I hate when I’m oblivious to something. There was this one day I ran into a guy I knew from college. This guy was someone I’d always felt intimidated by. He always seemed so cool to me. He was visiting my neighbor and saw me through my window. My then 2-year-old son was running around in just a diaper and I fully felt my stay-at-home-mom status. I had taken a shower, thankfully, but hadn’t fixed my hair or put on any makeup.
My schoolmate and I stood at my door talking for about 10 minutes. During our conversation my son tried to run out the door. I caught him and held him on my hip while I finished the conversation. As I held him I began to notice the pungent smell of a dirty diaper. I got embarrassed that my friend would notice and quickly tried to end the conversation. After he left I changed my son’s diaper and put him down for a nap. I then went in my room, caught a glimpse of myself in the mirror and noticed the most awful thing possible. Some of my sons diaper contents had leaked onto my t-shirt. How disgusting! I’m sure that this guy I’d thought was so cool had seen the poop emerging from the diaper and smeared across my shirt. And I just stood there like an idiot with a brown stain on my hip.
It’s so amazingly awful when you realize something about yourself that you know others already had knowledge of. Not only do you then feel embarrassed about the situation, but you feel even worse that people knew you didn’t know.
I’m sure that the guy didn’t think anything of it…because he really is a nice guy…but I hate to think that the only thing he remembers from our conversation was that I had stinky poot on me.
So what about those instances in life when you have poopie character on you and don’t realize it? Those “aha” moments when you discover a shade of your personality that has been hidden to you but evident to others.
Until I got married I thought I was a pretty nice person. I thought that I was a loving, giving girlfriend and a thoughtful friend. Then I got married and I realized that I liked things a certain way; my way. So I spent the next few years working on my control issues and bossiness and thought I made some real headway. Then I had kids.

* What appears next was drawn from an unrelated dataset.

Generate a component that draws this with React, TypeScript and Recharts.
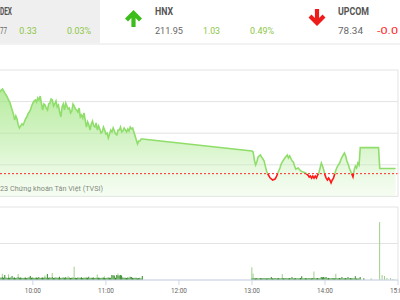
import React from 'react';
import { AreaChart, Area, XAxis, YAxis, CartesianGrid, ReferenceLine, BarChart, Bar } from 'recharts';

// ---- header (index tiles, partly cut off at the edges) ----
const tileNames = ['DEX', 'HNX', 'UPCOM'];
const tileValues = ['77', '211.95', '78.34'];
const tileChanges = ['0.33', '1.03', '-0.0'];
const tilePercents = ['0.03%', '0.49%', ''];

// ---- price (minutes since midnight, index value) ----
const referencePrice = 1099.44;
const priceTicks = [1098, 1100, 1102, 1104, 1106];

// one value per minute from 9:33 to 11:30
const morningPriceStart = 573;
const morningPrice = [
  1104.61, 1104.73, 1104.80, 1104.67, 1104.54, 1104.42, 1104.29, 1104.10, 1103.97, 1103.72,
  1103.47, 1103.22, 1102.84, 1103.09, 1102.90, 1102.52, 1102.33, 1102.46, 1102.58, 1102.52,
  1102.71, 1102.90, 1103.03, 1103.22, 1103.34, 1103.47, 1103.72, 1103.91, 1104.04, 1104.10,
  1103.97, 1104.23, 1104.10, 1104.35, 1103.91, 1103.47, 1103.85, 1103.78, 1103.59, 1103.47,
  1103.85, 1103.91, 1104.16, 1104.10, 1103.72, 1103.85, 1104.04, 1103.66, 1103.78, 1103.34,
  1103.03, 1103.66, 1103.85, 1103.47, 1103.91, 1103.72, 1103.53, 1103.59, 1103.28, 1103.41,
  1103.85, 1103.72, 1103.53, 1103.47, 1103.34, 1103.59, 1103.03, 1103.15, 1102.96, 1103.28,
  1102.84, 1102.39, 1102.71, 1102.52, 1102.20, 1102.58, 1102.77, 1102.46, 1102.39, 1102.65,
  1102.20, 1102.46, 1102.27, 1102.01, 1102.08, 1102.39, 1102.20, 1101.95, 1102.01, 1101.70,
  1101.95, 1102.20, 1102.08, 1102.33, 1102.14, 1101.95, 1101.89, 1102.20, 1102.20, 1102.39,
  1102.08, 1102.14, 1102.33, 1102.20, 1102.08, 1102.27, 1102.14, 1102.39, 1102.27, 1102.33,
  1102.08, 1101.82, 1101.57, 1101.32, 1101.51, 1101.51, 1101.63, 1101.63,
];

const afternoonPrice: [number, number][] = [
  [780, 1100.87], [781, 1100.81], [782, 1100.30], [783, 1099.99], [784, 1100.18], [785, 1100.49],
  [786, 1100.56], [787, 1100.62], [788, 1100.49], [789, 1100.37], [790, 1100.24], [791, 1099.92],
  [792, 1099.61], [793, 1099.42], [794, 1099.29], [795, 1099.16], [797, 1099.04], [799, 1099.10],
  [800, 1099.23], [801, 1099.42], [802, 1099.61], [803, 1099.80], [804, 1100.05], [805, 1100.18],
  [807, 1100.43], [809, 1100.62], [810, 1100.43], [811, 1100.56], [813, 1100.24], [814, 1100.18],
  [815, 1099.92], [816, 1099.73], [818, 1099.80], [820, 1099.61], [822, 1099.54], [824, 1099.48],
  [826, 1099.35], [827, 1099.23], [828, 1099.29], [829, 1099.16], [830, 1099.29], [831, 1099.16],
  [832, 1099.29], [833, 1099.16], [834, 1099.35], [835, 1099.48], [836, 1099.80], [837, 1100.11],
  [838, 1099.92], [839, 1099.67], [840, 1099.35], [841, 1099.16], [842, 1099.04], [843, 1099.16],
  [844, 1099.04], [845, 1098.85], [846, 1099.04], [847, 1099.16], [848, 1099.42], [849, 1099.67],
  [850, 1099.86], [851, 1099.99], [852, 1100.11], [853, 1100.30], [854, 1100.49], [855, 1100.62],
  [856, 1100.75], [857, 1100.56], [858, 1100.24], [859, 1100.05], [860, 1099.80], [861, 1099.61],
  [862, 1099.42], [863, 1099.23], [864, 1099.67], [865, 1099.92], [866, 1099.80], [867, 1100.11],
  [868, 1099.99], [869, 1101.09], [884, 1101.09], [885, 1099.77], [898, 1099.77],
];

// ---- volume (thousand shares per minute) ----
const morningStart = 573;
const morningVolume = [
  70, 60, 80, 65, 137, 70, 55, 75, 60, 70,
  110, 60, 70, 55, 65, 80, 60, 70, 65, 55,
  60, 70, 55, 65, 75, 110, 60, 70, 55, 65,
  70, 60, 80, 55, 65, 70, 60, 75, 65, 165,
  60, 70, 65, 80, 55, 60, 70, 65, 60, 90,
  55, 65, 70, 60, 75, 65, 60, 70, 55, 65,
  70, 60, 65, 55, 70, 65, 60, 75, 55, 60,
  65, 70, 60, 90, 55, 65, 60, 70, 55, 65,
  70, 60, 65, 55, 60, 70, 65, 55, 60, 70,
  65, 60, 137, 130, 120, 60, 137, 130, 125, 140,
  120, 70, 60, 65, 55, 70, 60, 90, 85, 60,
  55, 65, 60, 50, 55, 60, 40, 110,
];
const afternoonStart = 780;
const afternoonVolume = [
  50, 60, 45, 50, 55, 45, 50, 55, 45, 50,
  55, 45, 50, 45, 55, 50, 80, 45, 50, 55,
  45, 50, 55, 45, 50, 55, 50, 45, 55, 50,
  45, 55, 50, 80, 45, 50, 55, 45, 50, 45,
  55, 100, 50, 45, 55, 50, 45, 55, 50, 45,
  55, 60, 50, 45, 55, 50, 45, 80, 75, 80,
  70, 80, 50, 55, 45, 50, 55, 45, 50, 60,
  50, 45, 55, 50, 80, 45, 50, 55, 45, 80,
  50, 55, 45, 50, 45, 100, 40, 40, 45, 80,
  0, 0, 50,
];
const largeTrades: [number, number][] = [
  [575, 90], [580, 80], [588, 85], [610, 50], [616, 110], [629, 40], [634, 300], [653, 80],
  [659, 40], [670, 50], [780, 300], [781, 120], [805, 110], [831, 170], [849, 110], [878, 50],
  [885, 1590], [887, 140], [889, 110], [891, 55], [894, 55], [896, 30],
];

const timeTicks = [600, 660, 720, 780, 840, 900];
const timeTickLabels = ['10:00', '11:00', '12:00', '13:00', '14:00', '15:00'];
const volumeTicks = [0, 1000, 2000];

const priceData = [
  ...morningPrice.map((v, i) => ({ t: morningPriceStart + i, v })),
  ...afternoonPrice.map(([t, v]) => ({ t, v })),
];

const volumeData = (() => {
  const rows = new Map<number, { t: number; base: number; large: number }>();
  morningVolume.forEach((v, i) => rows.set(morningStart + i, { t: morningStart + i, base: v, large: 0 }));
  afternoonVolume.forEach((v, i) => rows.set(afternoonStart + i, { t: afternoonStart + i, base: v, large: 0 }));
  largeTrades.forEach(([t, v]) => {
    const r = rows.get(t) ?? { t, base: 0, large: 0 };
    r.large = v;
    rows.set(t, r);
  });
  return [...rows.values()].sort((a, b) => a.t - b.t);
})();

const FONT = 'Roboto, "Noto Sans", sans-serif';
const GREEN_TXT = '#8cc63f';
const GRID = '#e3e3e3';
const AXIS = '#ccd6eb';

const PLOT_TOP = 70;
const PLOT_BOTTOM = 196.4;
const refOffset = (priceTicks[4] - referencePrice) / (priceTicks[4] - priceTicks[0]);

const TimeTick = (props: any) => {
  const { x, y, payload } = props;
  const i = timeTicks.indexOf(payload.value);
  return (
    <text x={x} y={y + 5.7} textAnchor="middle" fontSize={7.6} fill="#666" fontFamily={FONT}
      textLength={16} lengthAdjust="spacingAndGlyphs">{timeTickLabels[i]}</text>
  );
};

const Header = () => {
  const nameX = [0, 155, 338];
  const nameW = [12, 18, 31];
  const valX = [0, 155, 338];
  const valW = [7, 28, 25];
  const chgX = [19.3, 203, 377];
  const chgW = [17.4, 17, 21];
  const pctX = [67, 250, 0];
  const pctW = [24, 24, 0];
  const chgColor = [GREEN_TXT, GREEN_TXT, '#ff2323'];
  return (
    <svg width={400} height={46} style={{ position: 'absolute', left: 0, top: 0 }}>
      <rect x={0} y={0} width={100} height={43} fill="#efefef" />
      <rect x={0} y={43} width={400} height={2} fill="#f2f2f2" />
      <path d="M133.5 10 L142 18.5 L139 21.5 L135.6 18 L135.6 27 L131.4 27 L131.4 18 L128 21.5 L125 18.5 Z" fill="#3dbd1c" />
      <path d="M317 26 L325.5 17.5 L322.5 14.5 L319.1 18 L319.1 9 L314.9 9 L314.9 18 L311.5 14.5 L308.5 17.5 Z" fill="#ee1b1b" />
      {tileNames.map((n, i) => (
        <text key={'n' + i} x={nameX[i]} y={15} fontFamily={FONT} fontWeight={700} fontSize={10.8} fill="#555"
          textLength={nameW[i]} lengthAdjust="spacingAndGlyphs">{n}</text>
      ))}
      {tileValues.map((v, i) => (
        <text key={'v' + i} x={valX[i]} y={34.3} fontFamily={FONT} fontSize={9.8} fill="#666"
          textLength={valW[i]} lengthAdjust="spacingAndGlyphs">{v}</text>
      ))}
      {tileChanges.map((v, i) => (
        <text key={'c' + i} x={chgX[i]} y={34.3} fontFamily={FONT} fontSize={9.8} fill={chgColor[i]}
          textLength={chgW[i]} lengthAdjust="spacingAndGlyphs">{v}</text>
      ))}
      {tilePercents.map((v, i) => v ? (
        <text key={'p' + i} x={pctX[i]} y={34.3} fontFamily={FONT} fontSize={9.8} fill={chgColor[i]}
          textLength={pctW[i]} lengthAdjust="spacingAndGlyphs">{v}</text>
      ) : null)}
    </svg>
  );
};

export default function App() {
  return (
    <div style={{ position: 'fixed', left: 0, top: 0, width: 400, height: 300, background: '#fff', overflow: 'hidden' }}>
      <Header />
      <div style={{ position: 'absolute', left: 0, top: 0 }}>
        <AreaChart width={400} height={200} data={priceData} margin={{ top: PLOT_TOP, right: 2, bottom: 200 - PLOT_BOTTOM, left: 0 }}>
          <defs>
            <linearGradient id="priceStroke" gradientUnits="userSpaceOnUse" x1={0} y1={PLOT_TOP} x2={0} y2={PLOT_BOTTOM}>
              <stop offset={refOffset} stopColor="#8fdd6a" />
              <stop offset={refOffset} stopColor="#ff1a1a" />
            </linearGradient>
            <linearGradient id="priceFill" gradientUnits="userSpaceOnUse" x1={0} y1={PLOT_TOP} x2={0} y2={PLOT_BOTTOM}>
              <stop offset={0} stopColor="#92e26e" stopOpacity={0.8} />
              <stop offset={0.6} stopColor="#b0ea96" stopOpacity={0.5} />
              <stop offset={1} stopColor="#e0f7d6" stopOpacity={0.3} />
            </linearGradient>
          </defs>
          <CartesianGrid vertical={false} stroke={GRID} />
          <XAxis dataKey="t" type="number" domain={[573, 900]} hide />
          <YAxis type="number" domain={[priceTicks[0], priceTicks[4]]} ticks={priceTicks} hide />
          <Area type="linear" dataKey="v" baseValue={priceTicks[0]} stroke="url(#priceStroke)" strokeWidth={1.6}
            fill="url(#priceFill)" fillOpacity={1} isAnimationActive={false} dot={false} activeDot={false} />
          <ReferenceLine y={referencePrice} stroke="#ff2a2a" strokeDasharray="2 2" strokeWidth={1} />
          <ReferenceLine x={900} stroke={GRID} />
          <text x={0} y={191} fontFamily={FONT} fontSize={7.8} fill="#555" textLength={103} lengthAdjust="spacingAndGlyphs">23 Chứng khoán Tân Việt (TVSI)</text>
        </AreaChart>
      </div>
      <div style={{ position: 'absolute', left: 0, top: 200 }}>
        <BarChart width={400} height={100} data={volumeData} margin={{ top: 7, right: 2, bottom: 5, left: 0 }} barGap={0}>
          <CartesianGrid vertical={false} stroke={GRID} />
          <XAxis dataKey="t" type="number" domain={[573, 900]} ticks={timeTicks} height={15}
            stroke={AXIS} tickLine={{ stroke: AXIS }} tickSize={5} tick={<TimeTick />} interval={0} />
          <YAxis type="number" domain={[0, 2000]} ticks={volumeTicks} hide />
          <ReferenceLine x={900} stroke={GRID} />
          <Bar dataKey="base" stackId="v" fill="#2f8a23" barSize={1} isAnimationActive={false} />
          <Bar dataKey="large" stackId="v" fill="#9fd08a" barSize={1} isAnimationActive={false} />
        </BarChart>
      </div>
    </div>
  );
}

Just like an onion, there’s always another layer to shed of myself so that I can get closer to the person God desires me to be. The image from C.S. Lewis’ book “Voyage of the Dawntreader” always illustrates this idea so poignantly for me. He describes a character from the book who has been turned into a dragon. This character has been not-so-easy to get along with up to that point and so it’s fairly appropriate that he’s now a dragon. The character, Eustace, has a vision where he sees a lion (Aslan) beckoning Eustace to follow him to a pool. Before Eustace is allowed to enter the pool he needs to undress. Being a dragon he only has skin on so he starts to brush away at it. At first only scales fall off, then an entire layer gets peeled off. After peeling off a couple of layers ineffectively, Aslan grabs Eustace and rips down deep to remove all of the dragon skin, revealing the human body underneath. It hurt Eustace some for this to happen, but in the end he felt much better after everything had been removed.
This is how I picture God dealing with me. I may be oblivious to some of the things that God needs to remove from me, but eventually it will all come off. It will be slightly painful and vulnerable process, but in the end I will feel better about who I am because I'll know I'm the person God wants me to be.